If the latter, then I’m not sure if my parser could handle those cases, as I only built it with the sigil in mind, not to migrate files of exotic SQL statements. Furthermore I have yet to implement DDL keywords in the parser and any keyword not tokenized by the parser would end up as ident tokens and passed through.

2 Likes

Did you try with Erlang’s yecc and leex?

1 Like

Yes, I’ve used that in the past, and I might use it for this in the future. But generated parsers does not come without it flaws.

For this project I wanted to see if we could get all the benefits of Ecto.Query and Elixir with its composability but with less abstraction and more control.

2 Likes

I looked closely at this, and my parser does not support backticks yet. But it was pretty simple to add:

iex(18)> ~SQL[select `Little Bobby;drop tables`].query
[
  {:select, [line: 0, column: 6, end_line: 0, end_column: 32],
   [
     {:"``", [line: 0, column: 8, end_line: 0, end_column: 32],
      [
        {:ident, [line: 0, column: 8, end_line: 0, end_column: 32],
         [~c"Little Bobby;drop tables"]}
      ]}
   ]}
]

For what it’s worth, it looks like your examples got botched.
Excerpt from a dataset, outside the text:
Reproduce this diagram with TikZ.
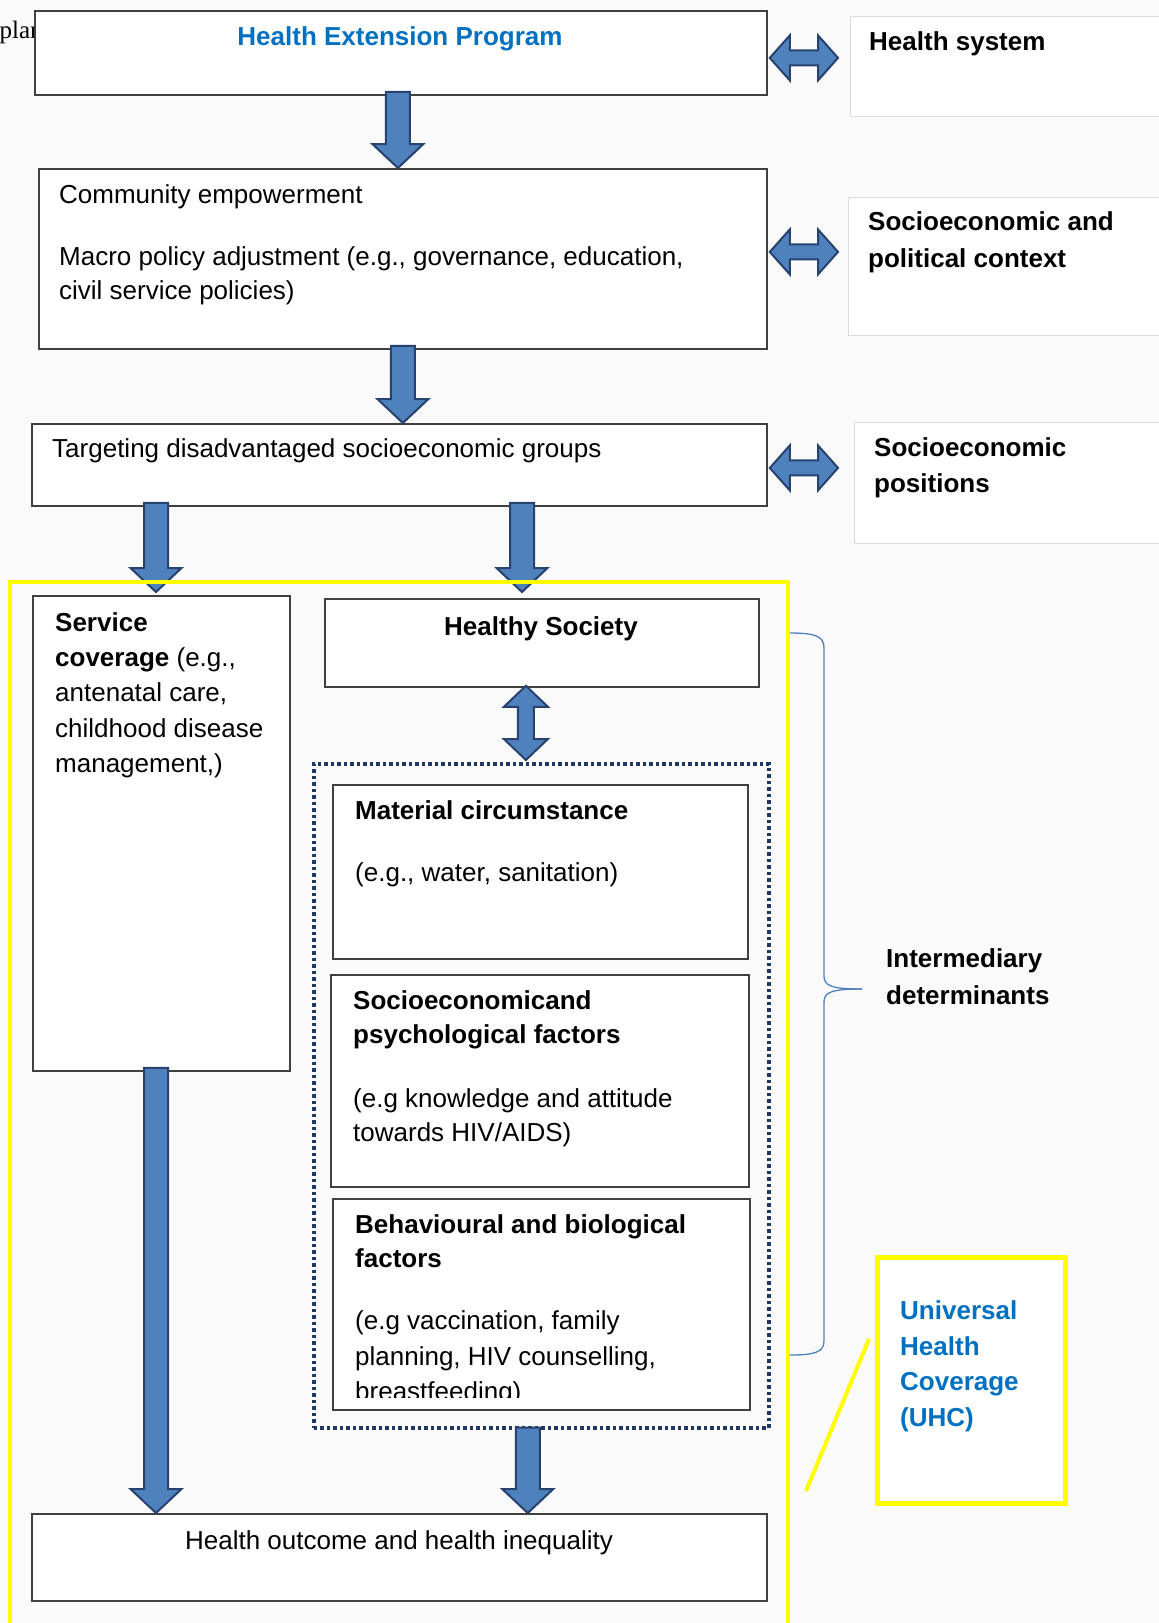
\documentclass[tikz,border=0pt]{standalone}
\usepackage{fontspec}
\setmainfont{Liberation Sans}
\newfontfamily\serifface{Liberation Serif}
\usetikzlibrary{calc}
\definecolor{bgc}{RGB}{250,250,250}
\definecolor{txtblue}{RGB}{0,112,192}
\definecolor{arrfill}{RGB}{79,129,189}
\definecolor{arrdraw}{RGB}{40,66,112}
\definecolor{boxline}{RGB}{64,64,64}
\definecolor{lightline}{RGB}{220,220,220}
\definecolor{dotnavy}{RGB}{31,56,100}
\definecolor{bracecol}{RGB}{79,129,189}
\definecolor{yel}{RGB}{255,255,0}
\tikzset{
 mainbox/.style={draw=boxline, line width=1.8pt, fill=white, inner sep=0pt, anchor=north west},
 sidebox/.style={draw=lightline, line width=1.2pt, fill=white, inner sep=0pt, anchor=north west},
 txt/.style={inner sep=0pt, anchor=base west, font=\fontsize{26}{34}\selectfont},
 btxt/.style={inner sep=0pt, anchor=base west, font=\fontsize{26}{34}\selectfont\bfseries},
 blk/.style={fill=arrfill, draw=arrdraw, line width=2pt, line join=miter},
 dotbox/.style={draw=dotnavy, line width=3.5pt, dash pattern=on 3.5pt off 3pt, inner sep=0pt, anchor=north west},
 yframe/.style={draw=yel, line width=4pt, inner sep=0pt, anchor=north west},
 bracestyle/.style={draw=bracecol, line width=1.3pt},
}
\newcommand{\blkdown}[2]{%
 \path[blk] let \p1=(#1), \p2=(#2) in
 (\x1-12pt,\y1) -- (\x1+12pt,\y1) -- (\x1+12pt,\y2+24pt) -- (\x1+25.5pt,\y2+24pt) -- (\x1,\y2) -- (\x1-25.5pt,\y2+24pt) -- (\x1-12pt,\y2+24pt) -- cycle;}
\newcommand{\blkvboth}[2]{%
 \path[blk] let \p1=(#1), \p2=(#2) in
 (\x1,\y1) -- (\x1+22pt,\y1-21pt) -- (\x1+8pt,\y1-21pt) -- (\x1+8pt,\y2+21pt) -- (\x1+22pt,\y2+21pt) -- (\x1,\y2) -- (\x1-22pt,\y2+21pt) -- (\x1-8pt,\y2+21pt) -- (\x1-8pt,\y1-21pt) -- (\x1-22pt,\y1-21pt) -- cycle;}
\newcommand{\blkhboth}[2]{%
 \path[blk] let \p1=(#1), \p2=(#2) in
 (\x1,\y1) -- (\x1+20pt,\y1+22.5pt) -- (\x1+20pt,\y1+7.5pt) -- (\x2-20pt,\y1+7.5pt) -- (\x2-20pt,\y1+22.5pt) -- (\x2,\y1) -- (\x2-20pt,\y1-22.5pt) -- (\x2-20pt,\y1-7.5pt) -- (\x1+20pt,\y1-7.5pt) -- (\x1+20pt,\y1-22.5pt) -- cycle;}
\begin{document}
\begin{tikzpicture}[x=1pt,y=-1pt]
\fill[bgc] (0,0) rectangle (1159,1623);
\useasboundingbox (0,0) rectangle (1159,1623);

% cut-off text at top left
\node[txt, font=\fontsize{25}{34}\serifface] (plan) at (-0.5,38) {plan};

% main column boxes
\node[mainbox, minimum width=732pt, minimum height=84pt] (hep) at (34,10) {};
\node[btxt, anchor=base, text=txtblue] (heptxt) at (400,45) {Health Extension Program};

\node[mainbox, minimum width=728pt, minimum height=180pt] (ce) at (38,168) {};
\node[txt] (ce1) at (59,203) {Community empowerment};
\node[txt] (ce2) at (59,265) {Macro policy adjustment (e.g., governance, education,};
\node[txt] (ce3) at (59,299) {civil service policies)};

\node[mainbox, minimum width=735pt, minimum height=82pt] (tdsg) at (31,423) {};
\node[txt] (tdsg1) at (52,457) {Targeting disadvantaged socioeconomic groups};

\node[mainbox, minimum width=257pt, minimum height=475pt] (sc) at (32,595) {};
\node[btxt] (sc1) at (55,631) {Service};
\node[txt] (sc2) at (55,666) {\textbf{coverage} (e.g.,};
\node[txt] (sc3) at (55,701) {antenatal care,};
\node[txt] (sc4) at (55,737) {childhood disease};
\node[txt] (sc5) at (55,772) {management,)};

\node[mainbox, minimum width=434pt, minimum height=88pt] (hs) at (324,598) {};
\node[btxt, anchor=base] (hs1) at (541,635) {Healthy Society};

\node[dotbox, minimum width=455pt, minimum height=664pt] (dot) at (312,762) {};

\node[mainbox, minimum width=415pt, minimum height=174pt] (mc) at (332,784) {};
\node[btxt] (mc1) at (355,819) {Material circumstance};
\node[txt] (mc2) at (355,881) {(e.g., water, sanitation)};

\node[mainbox, minimum width=418pt, minimum height=212pt] (spf) at (330,974) {};
\node[btxt] (spf1) at (353,1009) {Socioeconomicand};
\node[btxt] (spf2) at (353,1043) {psychological factors};
\node[txt] (spf3) at (353,1107) {(e.g knowledge and attitude};
\node[txt] (spf4) at (353,1141) {towards HIV/AIDS)};

\node[mainbox, minimum width=417pt, minimum height=211pt] (bbf) at (332,1198) {};
\node[btxt] (bbf1) at (355,1233) {Behavioural and biological};
\node[btxt] (bbf2) at (355,1267) {factors};
\node[txt] (bbf3) at (355,1329) {(e.g vaccination, family};
\node[txt] (bbf4) at (355,1365) {planning, HIV counselling,};
\begin{scope}
\clip (bbf.north west) rectangle ([yshift=13pt]bbf.south east);
\node[txt] (bbf5) at (355,1400) {breastfeeding)};
\end{scope}

\node[mainbox, minimum width=735pt, minimum height=87pt] (hohi) at (31,1513) {};
\node[txt, anchor=base] (hohi1) at (399,1549) {Health outcome and health inequality};

% side boxes
\node[sidebox, minimum width=330pt, minimum height=100pt] (hsys) at (850,16) {};
\node[btxt] (hsys1) at (869,50) {Health system};
\node[sidebox, minimum width=330pt, minimum height=138pt] (spc) at (848,197) {};
\node[btxt] (spc1) at (868,230) {Socioeconomic and};
\node[btxt] (spc2) at (868,267) {political context};
\node[sidebox, minimum width=330pt, minimum height=121pt] (sep) at (854,422) {};
\node[btxt] (sep1) at (874,456) {Socioeconomic};
\node[btxt] (sep2) at (874,492) {positions};

% block arrows
\blkdown{[xshift=-3pt,yshift=4pt]hep.south}{ce.north}
\blkdown{[yshift=4pt]ce.south}{tdsg.north}
\blkdown{[xshift=125pt,yshift=4pt]tdsg.south west}{[yshift=3pt]sc.north}
\blkdown{[xshift=491pt,yshift=4pt]tdsg.south west}{[yshift=6pt]hs.north}
\blkdown{[xshift=124pt,yshift=4pt]sc.south west}{hohi.north}
\blkdown{[xshift=-13.5pt,yshift=2pt]dot.south}{hohi.north}
\blkvboth{[xshift=-16pt,yshift=2pt]hs.south}{[yshift=2pt]dot.north}
\blkhboth{[xshift=2pt,yshift=-5pt]hep.east}{[xshift=-12pt]hsys.west}
\blkhboth{[xshift=2pt,yshift=7pt]ce.east}{[xshift=-10pt]spc.west}
\blkhboth{[xshift=2pt,yshift=-3pt]tdsg.east}{[xshift=-16pt]sep.west}

% yellow frame
\node[yframe, minimum width=778pt, minimum height=1070pt] (frame) at (8,580) {};

% brace and intermediary determinants
\draw[bracestyle] (790,633) .. controls (815,633) and (824,636) .. (824,648) -- (824,976) .. controls (824,986) and (832,989) .. (862,989);
\draw[bracestyle] (862,989) .. controls (832,989) and (824,992) .. (824,1002) -- (824,1341) .. controls (824,1352) and (815,1355) .. (790,1355);
\node[btxt] (id1) at (886,967) {Intermediary};
\node[btxt] (id2) at (886,1004) {determinants};

% UHC
\node[draw=yel, line width=5pt, fill=white, inner sep=0pt, anchor=north west, minimum width=188pt, minimum height=246pt] (uhc) at (875,1255) {};
\node[btxt, text=txtblue] (uhc1) at (900,1319) {Universal};
\node[btxt, text=txtblue] (uhc2) at (900,1355) {Health};
\node[btxt, text=txtblue] (uhc3) at (900,1390) {Coverage};
\node[btxt, text=txtblue] (uhc4) at (900,1426) {(UHC)};
\coordinate (yl1) at (869,1339);
\coordinate (yl2) at (806,1491);
\draw[yel, line width=4pt] (yl1) -- (yl2);
\end{tikzpicture}
\end{document}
I believe that only quotes and backticks are valid SQL syntax, but with that in mind, my parser would have trouble with O\Malley, but that also smells like invalid SQL, and should be: 'OMalley’:

iex(26)> ~SQL[select  'O`Malley'].query
[
  {:select, [line: 0, column: 6, end_line: 0, end_column: 17],
   [
     {:"''", [line: 0, column: 9, end_line: 0, end_column: 17],
      [
        {:ident, [line: 0, column: 9, end_line: 0, end_column: 17],
         [~c"O`Malley"]}
      ]}
   ]}
]
1 Like

Awesome library, thank you for sharing this!

After a cursory look, my 2c:

Currently we have:

iex> ~SQL"SELECT 42"
select 42

I’d consider using ~SQL[...] or #SQL[...] in the inspect implementation:

iex> ~SQL"SELECT 42"
~SQL[select 42]

Currently we have:

x = 1 ; ~SQL"SELECT #{x}"

By convention we use interpolations with lowercase sigils but (to my dismay) we can’t have lowercase multi letter ~sql so another idea would be to have slightly different interpolation syntax, say:

x = 1 ; ~SQL"SELECT {x}"

Besides following convention I think doing this would actually be a security feature, never ever allow users to use string interpolations anywhere near SQL. Once users feel comfortable using this library that does the right thing they will inevitably (ok, I’m projecting, I definitely will) call sql = "select #{x}" ; Repo.query!(sql) and that can turn into a bug pretty fast. Using a distinct syntax like {...} prevents this. In hindsight, Repo.query! accepting sanitized strings (akin to, say, Phoenix.HTML.Safe) might have been a better default.

3 Likes

Thanks for the feedback, I’m currently working my way through the SQL grammar, once I can generate a parser from the BNF file, then we can make a decision based on our options, from what I can tell then braces are valid SQL syntax, but I couldn’t find any #.